Before McLean could answer, Poston intervened, saying, “That we can't go through. That's gonna be — that's critical to the trial.”

Poston and McLean sat at a table across from Lauer. McLean frequently hung his head, his handcuffed hands clasped in front of his face. At times during the powerful interview, McLean’s words came in chunks separated by sobs, especially at the end when he talked both about his family and that of the victim.

More than a friendship?
McLean, 31, admitted that he suspected his wife, a graduate student who was student-teaching at West High School in Knoxville, was having an affair with Powell. From the beginning of the fall semester, he said, his wife talked excessively about the young man who had been given up for adoption at age 6 but who later reunited with his mother, Debra Flynn.

Initially, Powell’s name came up when Erin McLean talked about her students with her husband. “She just told me about his past and that he had a really troubled past and stuff like that,” Eric told Lauer.

But that soon changed as Erin began to have frequent phone conversations with her student.

“It was like in a friendship way but it was just odd, you know?” McLean said. “I didn't think it was normal and I told her that.  Like, ‘It's not normal for you to be talking to students like this on the phone so much every day.’”

Then, “a couple of weeks ago,” McLean’s sons, ages 11 and 7, told him that Powell had accompanied them and their mother on a trip to the park, “and that they were holding hands and stuff like that.”

“Why not leave her?” Lauer asked.

“I just couldn’t leave her,” McLean replied.

“Explain that. Why not?”

“Cuz I love her,” McLean said, breaking down.

The McLeans had married 11 years earlier, when she was 19 and he 20. In recent years, he had put his hopes of earning a bachelor’s degree and becoming a band director at a school on hold to put his wife through college and graduate school. He worked delivering pizzas and played in a local rock band.

He didn’t talk at length or in depth with Erin about what was happening. “I just told her I didn’t want to hear about him anymore,” he told Lauer.

‘It's just a total disaster’
On March 10, Powell came to the McLean’s house as Eric was moving things to prepare for a remodeling job.

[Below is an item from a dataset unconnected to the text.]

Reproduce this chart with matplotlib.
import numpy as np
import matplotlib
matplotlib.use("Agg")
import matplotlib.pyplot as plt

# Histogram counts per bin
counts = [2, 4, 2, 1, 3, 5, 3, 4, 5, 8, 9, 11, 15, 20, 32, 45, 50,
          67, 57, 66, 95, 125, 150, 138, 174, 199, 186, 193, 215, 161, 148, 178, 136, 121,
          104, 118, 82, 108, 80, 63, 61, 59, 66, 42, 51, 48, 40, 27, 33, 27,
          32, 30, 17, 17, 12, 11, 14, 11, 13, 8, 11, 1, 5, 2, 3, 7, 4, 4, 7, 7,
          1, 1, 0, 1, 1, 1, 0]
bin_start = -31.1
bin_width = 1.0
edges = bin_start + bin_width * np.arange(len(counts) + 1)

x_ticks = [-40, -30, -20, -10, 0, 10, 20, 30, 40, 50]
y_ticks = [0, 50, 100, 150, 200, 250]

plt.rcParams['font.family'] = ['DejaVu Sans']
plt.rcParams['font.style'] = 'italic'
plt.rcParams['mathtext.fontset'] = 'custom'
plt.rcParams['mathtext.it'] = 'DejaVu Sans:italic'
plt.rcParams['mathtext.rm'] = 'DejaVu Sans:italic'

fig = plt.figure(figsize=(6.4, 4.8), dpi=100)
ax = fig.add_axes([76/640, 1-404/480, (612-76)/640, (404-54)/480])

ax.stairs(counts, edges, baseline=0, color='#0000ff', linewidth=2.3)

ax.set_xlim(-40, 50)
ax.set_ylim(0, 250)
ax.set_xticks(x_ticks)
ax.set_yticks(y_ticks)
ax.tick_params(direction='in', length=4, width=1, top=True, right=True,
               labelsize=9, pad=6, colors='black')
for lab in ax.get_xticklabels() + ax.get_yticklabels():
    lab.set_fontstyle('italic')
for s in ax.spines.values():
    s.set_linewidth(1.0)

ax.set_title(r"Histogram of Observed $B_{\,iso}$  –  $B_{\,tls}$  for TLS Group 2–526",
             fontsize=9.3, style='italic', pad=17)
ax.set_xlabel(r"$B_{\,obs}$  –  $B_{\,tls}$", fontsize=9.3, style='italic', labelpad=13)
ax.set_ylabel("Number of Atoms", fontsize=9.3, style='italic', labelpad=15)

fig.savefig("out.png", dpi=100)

“And he pulled up and I told him that he couldn't be here. And I told him to leave. And then he didn't ...  He got out of the car and I told him that he couldn't be here. Then he just started to ignore me and walked up to the yard.”

In Eric’s 911 call, he tells police that Powell was stalking his wife. He told Lauer that Powell had “been sleeping in his car in front of my house for two days.”

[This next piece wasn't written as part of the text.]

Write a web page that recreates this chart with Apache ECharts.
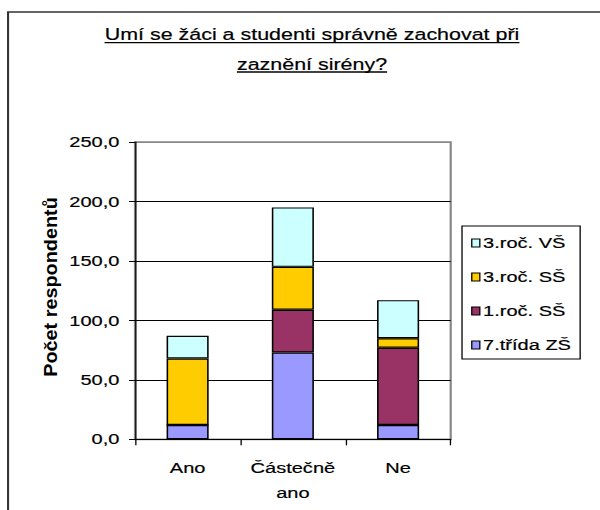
<!DOCTYPE html>
<html>
<head>
<meta charset="utf-8">
<script src="https://cdn.jsdelivr.net/npm/echarts@6/dist/echarts.min.js"></script>
<style>
  html, body { margin: 0; padding: 0; background: #fff; overflow: hidden; }
  /* Text in this chart is set wide (about 1.3x along the baseline), so the
     whole chart is laid out in a narrower box and stretched horizontally. */
  #chart { width: 461.54px; height: 510px; transform: scaleX(1.3); transform-origin: 0 0; }
</style>
</head>
<body>
<div id="chart"></div>
<script>
const STRETCH = 1.3;

const titleLines = ['Umí se žáci a studenti správně zachovat při', 'zaznění sirény?'];
const yAxisTitle = 'Počet respondentů';
const categories = ['Ano', 'Částečně\nano', 'Ne'];

const seriesNames = ['7.třída ZŠ', '1.roč. SŠ', '3.roč. SŠ', '3.roč. VŠ'];
const zs7 = [12, 73, 12];
const ss1 = [0, 36, 65];
const ss3 = [56, 36, 8];
const vs3 = [19, 50, 32];
const seriesColors = ['#9999FF', '#993366', '#FFCC00', '#CCFFFF'];
const legendOrder = ['3.roč. VŠ', '3.roč. SŠ', '1.roč. SŠ', '7.třída ZŠ'];

const yMin = 0, yMax = 250, yStep = 50;

const FONT = '"Liberation Sans", Arial, sans-serif';
const titleSize = 16.5;
const titleCenterX = 240;
// slight outline gives the heavier screen-rendered strokes
const heavy = { textBorderColor: '#000', textBorderWidth: 0.2 };

// width of each title line, for the underline
const measure = document.createElement('canvas').getContext('2d');
measure.font = titleSize + 'px ' + FONT;
const titleWidths = titleLines.map(t => measure.measureText(t).width);
const underlineY = [42.7, 72];

const seriesValues = [zs7, ss1, ss3, vs3];
const series = seriesNames.map((name, i) => ({
  name: name,
  type: 'bar',
  stack: 'total',
  barWidth: '40%',
  data: seriesValues[i],
  itemStyle: { color: seriesColors[i], borderColor: '#000', borderWidth: 1.2 },
  emphasis: { disabled: true }
}));

const graphics = [
  // chart frame (left and top edges)
  {
    type: 'polyline', silent: true,
    shape: { points: [[6.2, 700], [6.2, 12], [700, 12]] },
    style: { stroke: '#333', lineWidth: 1.6, fill: null }
  },
  // vertical axis title, wide along its baseline
  {
    type: 'text', silent: true,
    x: 39.2, y: 287,
    rotation: Math.PI / 2,
    scaleX: 1.24, scaleY: 1.1 / STRETCH,
    style: {
      text: yAxisTitle,
      font: 'bold 16px ' + FONT,
      fill: '#000',
      align: 'center',
      verticalAlign: 'middle'
    }
  }
];
titleWidths.forEach((w, i) => {
  graphics.push({
    type: 'line', silent: true,
    shape: { x1: titleCenterX - w / 2, y1: underlineY[i], x2: titleCenterX + w / 2, y2: underlineY[i] },
    style: { stroke: '#000', lineWidth: 1.3 }
  });
});

const chart = echarts.init(document.getElementById('chart'), null, { renderer: 'svg' });
chart.setOption({
  animation: false,
  backgroundColor: '#fff',
  title: {
    text: titleLines.join('\n'),
    left: titleCenterX,
    top: 20,
    padding: 0,
    textAlign: 'center',
    textStyle: Object.assign({
      fontFamily: FONT,
      fontSize: titleSize,
      fontWeight: 'normal',
      color: '#000',
      lineHeight: 29.3
    }, heavy)
  },
  legend: {
    data: legendOrder,
    orient: 'vertical',
    left: 355.4,
    top: 226,
    padding: [9, 7, 6, 7],
    itemWidth: 6.2,
    itemHeight: 8,
    itemGap: 18,
    icon: 'rect',
    borderColor: '#000',
    borderWidth: 1,
    selectedMode: false,
    itemStyle: { borderColor: '#000', borderWidth: 1 },
    textStyle: Object.assign({ fontFamily: FONT, fontSize: 15.4, color: '#000', lineHeight: 16, padding: [0, 0, 0, -2.5] }, heavy)
  },
  grid: {
    left: 103.85,
    top: 142,
    width: 242.85,
    height: 297.3,
    show: true,
    borderColor: '#888',
    borderWidth: 1.7,
    backgroundColor: '#fff'
  },
  xAxis: {
    type: 'category',
    data: categories,
    axisLine: { lineStyle: { color: '#000', width: 1 } },
    axisTick: { show: true, length: 6, lineStyle: { color: '#000', width: 1 } },
    axisLabel: Object.assign({
      interval: 0,
      margin: 16,
      fontFamily: FONT,
      fontSize: 15.4,
      color: '#000',
      lineHeight: 25
    }, heavy),
    splitLine: { show: false }
  },
  yAxis: {
    type: 'value',
    min: yMin,
    max: yMax,
    interval: yStep,
    axisLine: { show: true, lineStyle: { color: '#000', width: 1 } },
    axisTick: { show: true, length: 4.6, lineStyle: { color: '#000', width: 1 } },
    axisLabel: Object.assign({
      margin: 12,
      fontFamily: FONT,
      fontSize: 15.4,
      color: '#000',
      formatter: v => v.toFixed(1).replace('.', ',')
    }, heavy),
    splitLine: {
      show: true,
      lineStyle: { color: ['#000', '#000', '#000', '#000', '#000', '#888'], width: 1 }
    }
  },
  series: series,
  graphic: graphics
});
</script>
</body>
</html>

Eric admitted he killed Powell, but what led up to it is a story that will be told in court, Poston said.

Lauer observed, “It's hard not to sit across from you and not feel some compassion for what you're saying. And then there's a part of me, Eric, that wonders if perhaps I'm being taken for a little bit of a ride here. And if the young man across from me plotted to commit a crime and is not trying to get off with a lesser crime.”

“I think if you knew everything that you wouldn't think that,” Eric responded.

He has not had any contact with his wife since the shooting. Asked what he would tell her, he responded, “Sorry — I was, you know ... Sorry. I still love her.”

Talking of his sons, he broke down again as he said, “I love them. And I hope I see them again some time, some day. I think about them all the time.”

Thoughts of Powell and his family also torture Eric McLean: “Every day, like, I think — I think about Sean's family and I just feel really horrible ... and I just wish that none of this had happened. It's just a total disaster.”

Observed Lauer in the TODAY studio after the taped interview had run:

“This man who wanted to keep his family together and not get a divorce has guaranteed that his family will be shattered forever.”